Do this: Reproduce the lines exactly, beginning with the line that has "Rebuild this chart" and ending with the line that has "17, 0, 0, 0, 6]". Images are left out.

Data supplied:
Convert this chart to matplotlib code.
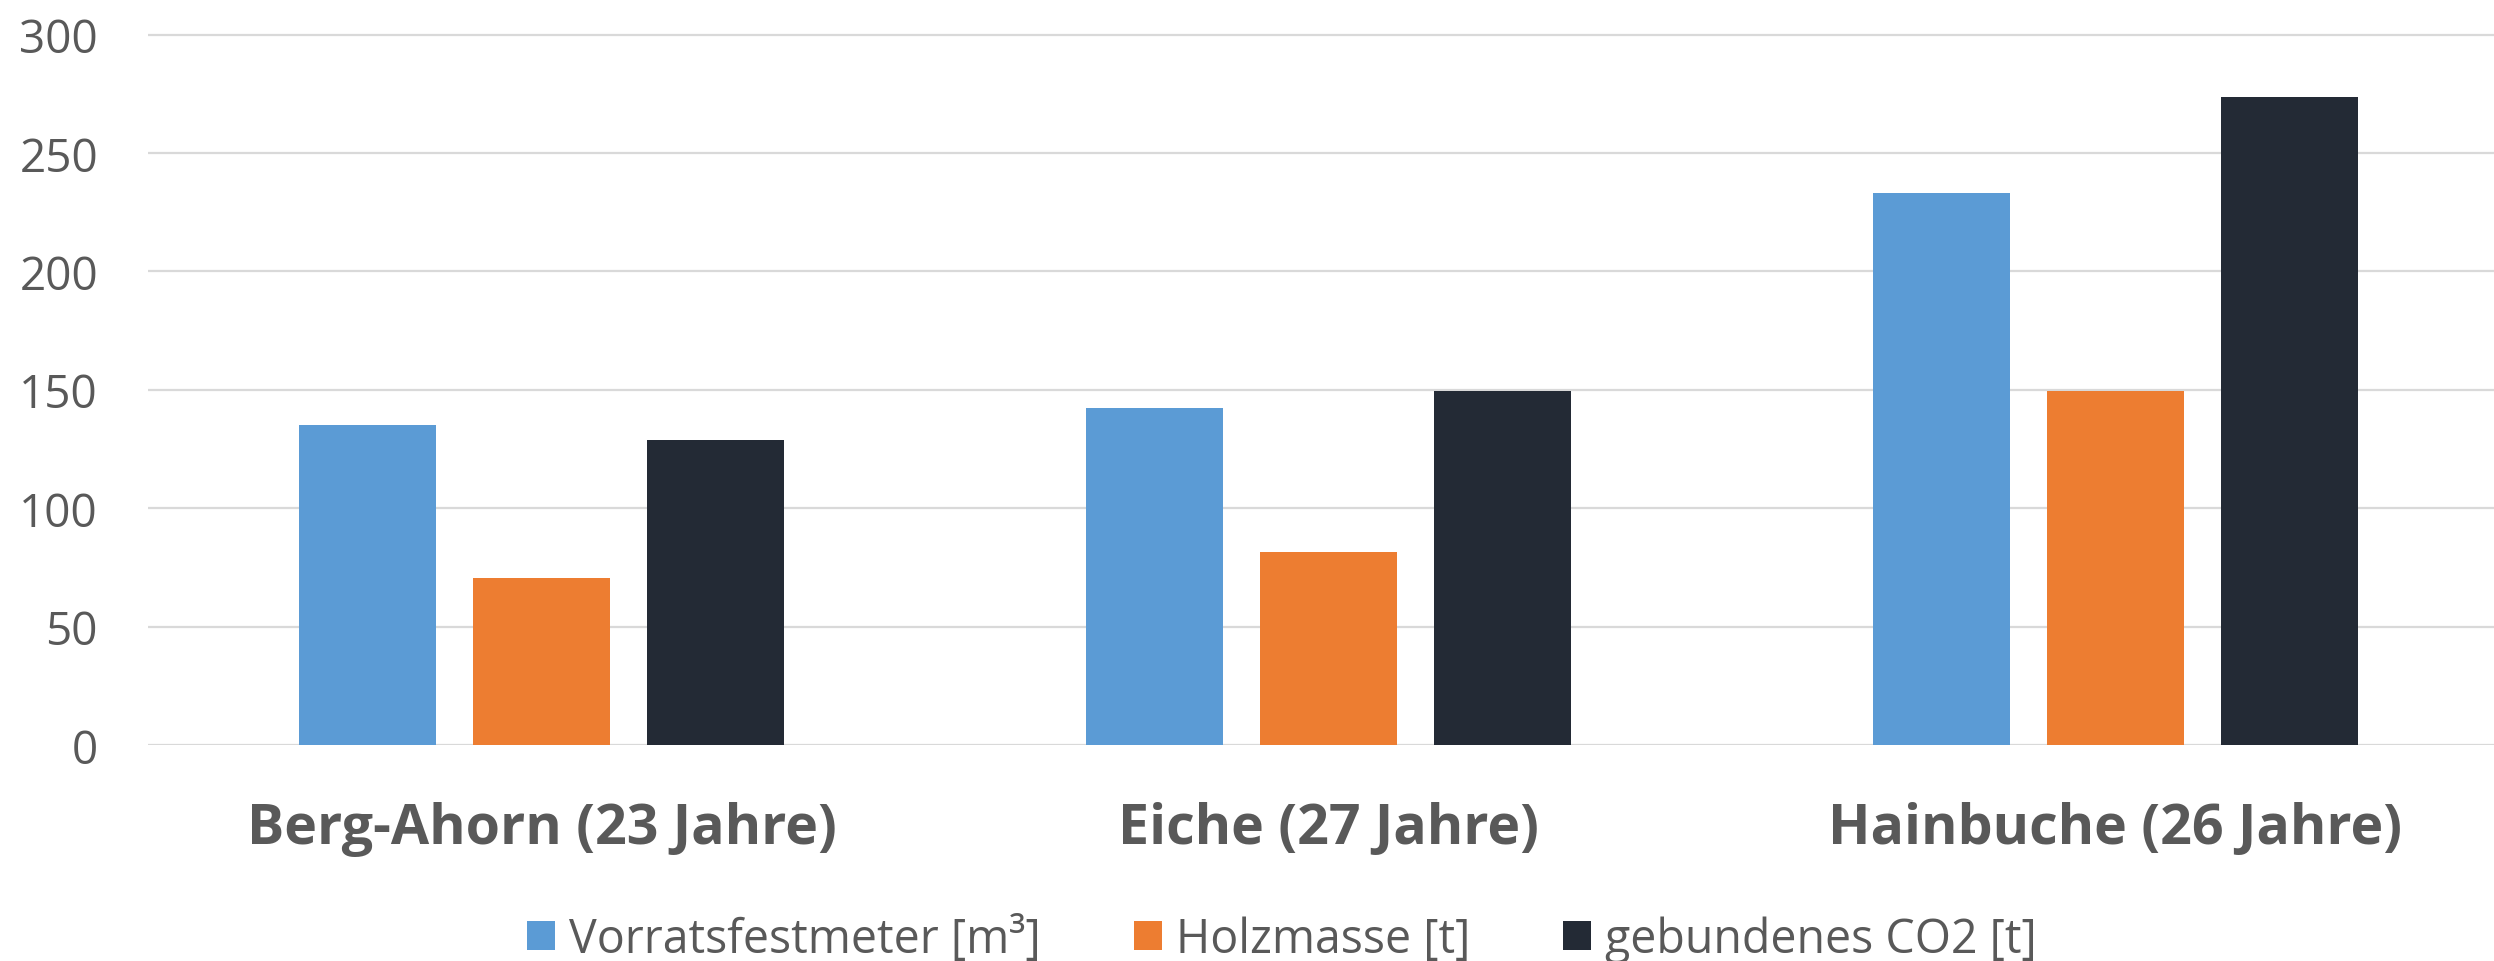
import matplotlib.pyplot as plt
import numpy as np

plt.rcParams['font.family'] = ['Open Sans', 'DejaVu Sans']

categories = ['Berg-Ahorn (23 Jahre)', 'Eiche (27 Jahre)', 'Hainbuche (26 Jahre)']
series_names = ['Vorratsfestmeter [m³]', 'Holzmasse [t]', 'gebundenes CO2 [t]']
vorrat = [135, 142.5, 233]
holz = [70.5, 81.5, 149.5]
co2 = [129, 149.5, 273.5]
colors = ['#5B9BD5', '#ED7D31', '#232A35']
yticks = [0, 50, 100, 150, 200, 250, 300]

fig = plt.figure(figsize=(24.94, 9.62), dpi=100)
ax = fig.add_axes([148 / 2494, 0.2245, 1 - 148 / 2494, 0.763])

x = np.arange(len(categories))
width = 0.174
step = 0.221
for i, (vals, name) in enumerate(zip([vorrat, holz, co2], series_names)):
    ax.bar(x + (i - 1) * step, vals, width, color=colors[i], label=name, zorder=3)

ax.set_xlim(-0.5, -0.5 + (2494 - 148) / 787)
ax.set_ylim(0, 310)
ax.set_yticks(yticks)
ax.set_yticklabels([str(v) for v in yticks], fontsize=33, color='#595959')
ax.set_xticks(x)
ax.set_xticklabels(categories, fontsize=40, fontweight='bold', color='#595959')
ax.tick_params(axis='both', length=0)
ax.tick_params(axis='y', pad=36)
ax.tick_params(axis='x', pad=40)
ax.grid(axis='y', color='#D9D9D9', linewidth=1.6, zorder=0)
for s in ax.spines.values():
    s.set_visible(False)

fig.legend(loc='center', bbox_to_anchor=(1282 / 2494, 1 - 940 / 962), ncol=3,
           frameon=False, fontsize=33.5, handlelength=0.6, handleheight=0.6,
           handletextpad=0.3, columnspacing=2.0, labelcolor='#595959')

fig.savefig('out.png', dpi=100)
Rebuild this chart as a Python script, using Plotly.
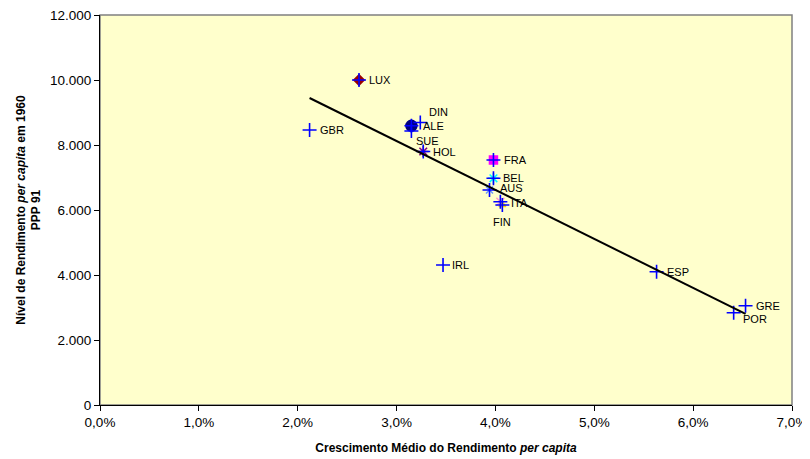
import numpy as np
import plotly.graph_objects as go

countries = ["LUX", "GBR", "DIN", "ALE", "SUE", "HOL", "FRA", "BEL", "AUS", "ITA", "FIN", "IRL", "ESP", "GRE", "POR"]
growth = [0.0262, 0.0212, 0.0324, 0.0315, 0.0315, 0.0327, 0.0398, 0.0398, 0.0394, 0.0405, 0.0407, 0.0347, 0.0563, 0.0653, 0.0641]
income_1960 = [10000, 8460, 8690, 8590, 8430, 7800, 7540, 6975, 6615, 6255, 6155, 4310, 4100, 3055, 2840]

# label offsets in pixels (right, down) from each point
label_dx = [8, 8, 7, 10, 3, 8, 9, 8, 8, 9, -11, 7, 8, 8, 7]
label_dy = [0, 0, -11, 0, 10, 0, 0, 0, -2, 1, 17, 0, 0, 0, 6]

# secondary (Excel-style) markers drawn under the blue crosses
extra_marker = {
    "LUX": ("diamond", "#990000", 8),
    "ALE": ("circle", "#000080", 11),
    "FRA": ("square", "#FF00FF", 8),
    "BEL": ("asterisk-open", "#00FFFF", 9),
    "HOL": ("asterisk-open", "#800080", 9),
    "AUS": ("x-thin-open", "#6699FF", 7),
    "ITA": ("x-thin-open", "#FF99CC", 8),
    "FIN": ("triangle-up", "#FFD700", 6),
}

FONT = "Arial, Liberation Sans, sans-serif"

fig = go.Figure()

for name, (sym, col, sz) in extra_marker.items():
    i = countries.index(name)
    fig.add_trace(go.Scatter(
        x=[growth[i]], y=[income_1960[i]], mode="markers",
        marker=dict(symbol=sym, color=col, size=sz, line=dict(color=col, width=1.5)),
        showlegend=False, hoverinfo="skip"))

fig.add_trace(go.Scatter(
    x=growth, y=income_1960, mode="markers",
    marker=dict(symbol="cross-thin-open", size=10, color="#0000FF", line=dict(color="#0000FF", width=1.6)),
    showlegend=False))

for c, gx_, gy_, dx, dy in zip(countries, growth, income_1960, label_dx, label_dy):
    fig.add_annotation(x=gx_, y=gy_, text=c, showarrow=False, xanchor="left", yanchor="middle",
                       xshift=dx, yshift=-dy,
                       font=dict(family=FONT, size=11, color="#000000"))

# linear trend line (least squares) over the range of the data
gx = np.array(growth)
gy = np.array(income_1960)
slope, intercept = np.polyfit(gx, gy, 1)
tx = np.array([gx.min(), gx.max()])
fig.add_trace(go.Scatter(x=tx, y=slope * tx + intercept, mode="lines",
                         line=dict(color="#000000", width=2), showlegend=False, hoverinfo="skip"))

fig.add_shape(type="rect", xref="paper", yref="paper", x0=0, y0=0, x1=1, y1=1,
              line=dict(color="#808080", width=1.5), layer="below")

# page body has an 8px margin, so the figure is 8px smaller on each axis
fig.update_layout(
    width=802, height=451,
    margin=dict(l=92, r=18, t=7, b=54),
    paper_bgcolor="#FFFFFF", plot_bgcolor="#FFFFCC",
    separators=",.",
    font=dict(family=FONT, size=13.5, color="#000000"),
    xaxis=dict(range=[0, 0.07], dtick=0.01, tick0=0, tickformat=".1%",
               showgrid=False, zeroline=False, showline=True, linecolor="#000000", linewidth=1,
               ticks="outside", ticklen=5, tickcolor="#000000", ticklabeloverflow="allow",
               automargin="bottom",
               title=dict(text="<b>Crescimento Médio do Rendimento <i>per capita</i></b>",
                          font=dict(size=12, family=FONT), standoff=14)),
    yaxis=dict(range=[0, 12000], dtick=2000, tickformat=",d",
               showgrid=False, zeroline=False, showline=True, linecolor="#000000", linewidth=1,
               ticks="outside", ticklen=5, tickcolor="#000000", ticklabeloverflow="allow",
               automargin="left",
               title=dict(text="<b>Nível de Rendimento <i>per capita</i> em 1960<br>PPP 91</b>",
                          font=dict(size=12, family=FONT), standoff=6)),
)

fig.write_html("out.html")
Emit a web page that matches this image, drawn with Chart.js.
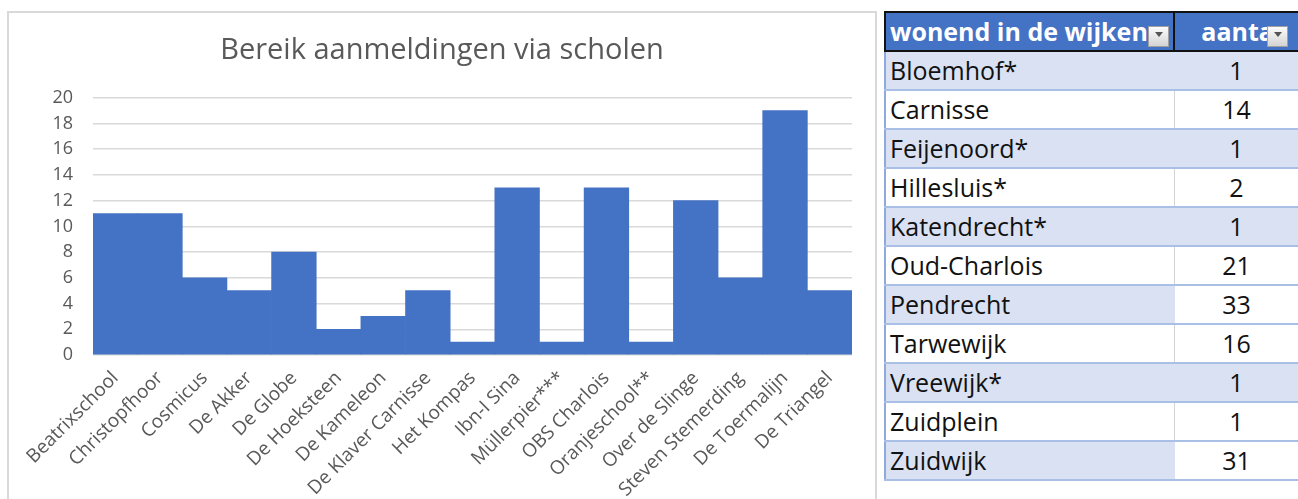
<!DOCTYPE html>
<html>
<head>
<meta charset="utf-8">
<script src="https://cdn.jsdelivr.net/npm/chart.js@4/dist/chart.umd.min.js"></script>
<style>
  html, body { margin: 0; padding: 0; background: #ffffff; overflow: hidden; }
  body { width: 1298px; height: 499px; position: relative; font-family: "Open Sans", sans-serif; }
  #chartBox { position: absolute; left: 7px; top: 11px; width: 866px; height: 486px; border: 2px solid #d9d9d9; }
  #tbl { position: absolute; left: 884px; top: 11px; border-collapse: collapse; table-layout: fixed; font-size: 25px; color: #111; }
  #tbl td, #tbl th { height: 37px; padding: 0 0 0 4px; white-space: nowrap; overflow: hidden; line-height: 37px; }
  #tbl th { background: #4472c4; color: #fff; font-weight: bold; text-align: left; border-top: 2px solid #111; border-bottom: 2px solid #111; position: relative; }
  #tbl th.c1 { border-left: 2px solid #111; border-right: 2px solid #111; }
  #tbl th.c2 { text-align: left; padding-left: 26px; }
  #tbl td { border-bottom: 2px solid #a9bfe6; }
  #tbl td.c1 { border-left: 2px solid #8ea9db; border-right: 1px solid #d4d4d4; }
  #tbl td.c2 { text-align: center; padding: 0; }
  #tbl tr.band td { background: #d9e1f2; }
  #tbl tr.band td.c1 { border-right: 1px solid #d9e1f2; }
  #tbl tr.band td.white { background: #ffffff; }
  .dd { position: absolute; top: 13px; width: 21px; height: 21px; background: linear-gradient(#fbfbfb, #d4d4d4); border: 1px solid #a0a0a0; box-sizing: border-box; }
  .dd:after { content: ""; position: absolute; left: 6px; top: 5px; border-left: 4px solid transparent; border-right: 4px solid transparent; border-top: 5px solid #555; }
</style>
</head>
<body>
<div id="chartBox"><canvas id="c"></canvas></div>
<table id="tbl">
  <colgroup><col style="width:294px"><col style="width:128px"></colgroup>
  <thead><tr><th class="c1">wonend in de wijken<span class="dd" style="left:262px"></span></th><th class="c2">aanta<span class="dd" style="left:92px"></span></th></tr></thead>
  <tbody id="tb"></tbody>
</table>
<script>
const schools = ["Beatrixschool","Christopfhoor","Cosmicus","De Akker","De Globe","De Hoeksteen","De Kameleon","De Klaver Carnisse","Het Kompas","Ibn-I Sina","Müllerpier***","OBS Charlois","Oranjeschool**","Over de Slinge","Steven Stemerding","De Toermalijn","De Triangel"];
const aanmeldingen = [11, 11, 6, 5, 8, 2, 3, 5, 1, 13, 1, 13, 1, 12, 6, 19, 5];
const yMin = 0, yMax = 20, yStep = 2;
const chartTitle = "Bereik aanmeldingen via scholen";

const wijken = ["Bloemhof*","Carnisse","Feijenoord*","Hillesluis*","Katendrecht*","Oud-Charlois","Pendrecht","Tarwewijk","Vreewijk*","Zuidplein","Zuidwijk"];
const aantal = [1, 14, 1, 2, 1, 21, 33, 16, 1, 1, 31];
const whiteCountCells = ["Pendrecht","Zuidwijk"];

const tb = document.getElementById('tb');
wijken.forEach((w, i) => {
  const tr = document.createElement('tr');
  if (i % 2 === 0) tr.className = 'band';
  const a = document.createElement('td'); a.className = 'c1'; a.textContent = w;
  const b = document.createElement('td'); b.className = 'c2' + (whiteCountCells.includes(w) ? ' white' : ''); b.textContent = aantal[i];
  tr.appendChild(a); tr.appendChild(b); tb.appendChild(tr);
});

new Chart(document.getElementById('c'), {
  type: 'bar',
  data: { labels: schools, datasets: [{ data: aanmeldingen, backgroundColor: '#4472c4', borderWidth: 0, barPercentage: 1, categoryPercentage: 1 }] },
  options: {
    responsive: true, maintainAspectRatio: false, animation: false,
    layout: { padding: { left: 23, right: 23, top: 0, bottom: 0 } },
    plugins: {
      legend: { display: false }, tooltip: { enabled: false },
      title: { display: true, text: chartTitle, color: '#595959', font: { family: 'Open Sans', size: 29, weight: 'normal' }, padding: { top: 20, bottom: 30 } }
    },
    scales: {
      y: {
        min: yMin, max: yMax,
        ticks: { stepSize: yStep, color: '#595959', font: { family: 'Open Sans', size: 18 }, padding: 20 },
        grid: { color: '#d9d9d9', lineWidth: 1.5, drawTicks: false },
        border: { display: false },
        afterFit: s => { s.width = 61; }
      },
      x: {
        ticks: { color: '#595959', font: { family: 'Open Sans', size: 19 }, minRotation: 45, maxRotation: 45, autoSkip: false, padding: 12 },
        grid: { display: false, drawTicks: false },
        border: { display: false },
        afterFit: s => { s.height = 144; }
      }
    }
  }
});
</script>
</body>
</html>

Completed task:
Rebuild this chart as a Python script, using Plotly.
import numpy as np
import plotly.graph_objects as go

countries = ["LUX", "GBR", "DIN", "ALE", "SUE", "HOL", "FRA", "BEL", "AUS", "ITA", "FIN", "IRL", "ESP", "GRE", "POR"]
growth = [0.0262, 0.0212, 0.0324, 0.0315, 0.0315, 0.0327, 0.0398, 0.0398, 0.0394, 0.0405, 0.0407, 0.0347, 0.0563, 0.0653, 0.0641]
income_1960 = [10000, 8460, 8690, 8590, 8430, 7800, 7540, 6975, 6615, 6255, 6155, 4310, 4100, 3055, 2840]

# label offsets in pixels (right, down) from each point
label_dx = [8, 8, 7, 10, 3, 8, 9, 8, 8, 9, -11, 7, 8, 8, 7]
label_dy = [0, 0, -11, 0, 10, 0, 0, 0, -2, 1, 17, 0, 0, 0, 6]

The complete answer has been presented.